Sesi ketiga dibawakan oleh Khatarina Ginting,
pendiri Potret Karakter, yang mengangkat pentingnya pendekatan budaya dalam
memperkuat kesehatan mental masyarakat adat. Khatarina menekankan bahwa budaya
bukan hanya sebagai warisan, tetapi sebagai sumber daya penyembuhan yang hidup.
Melalui kearifan lokal, seni, dan ekspresi budaya, masyarakat dapat membangun
ketahanan emosional, mengatasi trauma kolektif, dan memperkuat identitas diri.
Menurut Khatarina, di tengah arus globalisasi yang
kerap menggerus identitas lokal, penting bagi generasi muda adat untuk
diberdayakan melalui pendidikan budaya yang relevan dan membumi. Ia juga
menyoroti bagaimana kesenian tradisional, ritual adat, dan bahasa ibu menjadi
media efektif dalam pemulihan kesehatan mental komunitas yang pernah mengalami
marginalisasi atau kehilangan budaya.
Diskusi berlangsung interaktif, dengan peserta
yang antusias mengajukan pertanyaan dan berbagi pandangan melalui kolom chat.

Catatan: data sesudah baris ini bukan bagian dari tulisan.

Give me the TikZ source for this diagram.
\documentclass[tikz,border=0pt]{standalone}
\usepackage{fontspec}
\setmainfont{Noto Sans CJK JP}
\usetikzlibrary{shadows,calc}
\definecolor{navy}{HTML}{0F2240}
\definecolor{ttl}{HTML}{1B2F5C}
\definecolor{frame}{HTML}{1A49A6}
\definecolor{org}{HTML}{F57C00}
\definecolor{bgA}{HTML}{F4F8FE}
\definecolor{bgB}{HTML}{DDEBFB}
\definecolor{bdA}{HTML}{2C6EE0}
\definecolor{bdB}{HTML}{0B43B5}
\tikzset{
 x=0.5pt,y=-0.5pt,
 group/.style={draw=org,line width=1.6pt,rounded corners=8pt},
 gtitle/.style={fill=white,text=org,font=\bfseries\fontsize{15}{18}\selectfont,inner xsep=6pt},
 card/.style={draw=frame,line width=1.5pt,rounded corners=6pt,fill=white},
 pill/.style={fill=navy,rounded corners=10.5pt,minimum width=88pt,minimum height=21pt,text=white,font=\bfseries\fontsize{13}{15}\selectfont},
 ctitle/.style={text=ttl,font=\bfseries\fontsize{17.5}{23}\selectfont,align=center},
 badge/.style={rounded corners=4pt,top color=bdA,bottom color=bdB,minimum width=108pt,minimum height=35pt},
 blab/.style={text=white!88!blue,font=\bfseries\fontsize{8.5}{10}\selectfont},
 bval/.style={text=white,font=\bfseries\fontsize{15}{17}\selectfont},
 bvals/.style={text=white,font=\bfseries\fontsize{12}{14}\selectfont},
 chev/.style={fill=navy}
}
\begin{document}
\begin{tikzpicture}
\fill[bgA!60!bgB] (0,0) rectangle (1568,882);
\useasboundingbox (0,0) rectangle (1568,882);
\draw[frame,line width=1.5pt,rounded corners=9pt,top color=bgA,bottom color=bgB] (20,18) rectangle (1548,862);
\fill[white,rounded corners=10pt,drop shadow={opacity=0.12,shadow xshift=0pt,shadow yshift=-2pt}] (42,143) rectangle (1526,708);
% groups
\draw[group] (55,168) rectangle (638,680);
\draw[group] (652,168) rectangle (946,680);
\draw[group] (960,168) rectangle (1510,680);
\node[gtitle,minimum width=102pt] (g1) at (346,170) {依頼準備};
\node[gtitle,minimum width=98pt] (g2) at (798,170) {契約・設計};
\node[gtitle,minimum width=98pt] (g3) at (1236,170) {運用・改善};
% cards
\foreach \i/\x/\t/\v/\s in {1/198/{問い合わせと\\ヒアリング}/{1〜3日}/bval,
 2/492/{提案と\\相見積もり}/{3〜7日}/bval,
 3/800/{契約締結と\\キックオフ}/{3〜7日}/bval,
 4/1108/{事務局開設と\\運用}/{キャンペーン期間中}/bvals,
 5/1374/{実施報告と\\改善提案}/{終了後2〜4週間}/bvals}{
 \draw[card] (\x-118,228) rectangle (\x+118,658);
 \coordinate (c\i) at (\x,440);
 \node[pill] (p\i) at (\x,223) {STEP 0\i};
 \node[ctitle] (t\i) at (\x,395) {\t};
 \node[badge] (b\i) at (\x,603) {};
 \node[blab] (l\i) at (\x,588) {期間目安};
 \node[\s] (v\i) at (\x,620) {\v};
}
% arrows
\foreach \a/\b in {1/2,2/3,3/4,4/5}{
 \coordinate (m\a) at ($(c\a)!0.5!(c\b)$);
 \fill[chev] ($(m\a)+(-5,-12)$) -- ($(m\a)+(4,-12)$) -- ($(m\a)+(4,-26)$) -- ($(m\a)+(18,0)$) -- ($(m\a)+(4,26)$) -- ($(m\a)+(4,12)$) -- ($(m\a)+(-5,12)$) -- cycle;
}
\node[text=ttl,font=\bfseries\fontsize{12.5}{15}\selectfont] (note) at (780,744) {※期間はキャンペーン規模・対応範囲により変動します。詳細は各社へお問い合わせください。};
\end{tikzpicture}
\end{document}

Berbagai refleksi disampaikan, mulai dari pentingnya membangun sistem kesehatan
mental berbasis komunitas hingga perlunya perubahan paradigma pembangunan yang
lebih menghargai nilai-nilai lokal.
Sebagai penutup, Lucia Damanik menyampaikan
apresiasi kepada para narasumber dan peserta. Ia menegaskan kembali bahwa
kesehatan mental, identitas budaya, dan keberlanjutan lingkungan merupakan tiga
pilar yang saling terhubung dan tidak dapat dipisahkan dalam membangun masa
depan yang lebih adil dan lestari. Lucia juga menegaskan komitmen POV Community
untuk terus menghadirkan ruang-ruang dialog yang memberdayakan masyarakat adat
dan memperjuangkan hak atas kesehatan mental berbasis budaya.
Melalui webinar ini, POV Community berharap dapat
memperluas kesadaran publik tentang pentingnya memadukan kearifan lokal dalam
upaya pelestarian lingkungan dan pemulihan kesehatan mental, serta memperkuat
solidaritas lintas komunitas dalam membangun dunia yang lebih manusiawi.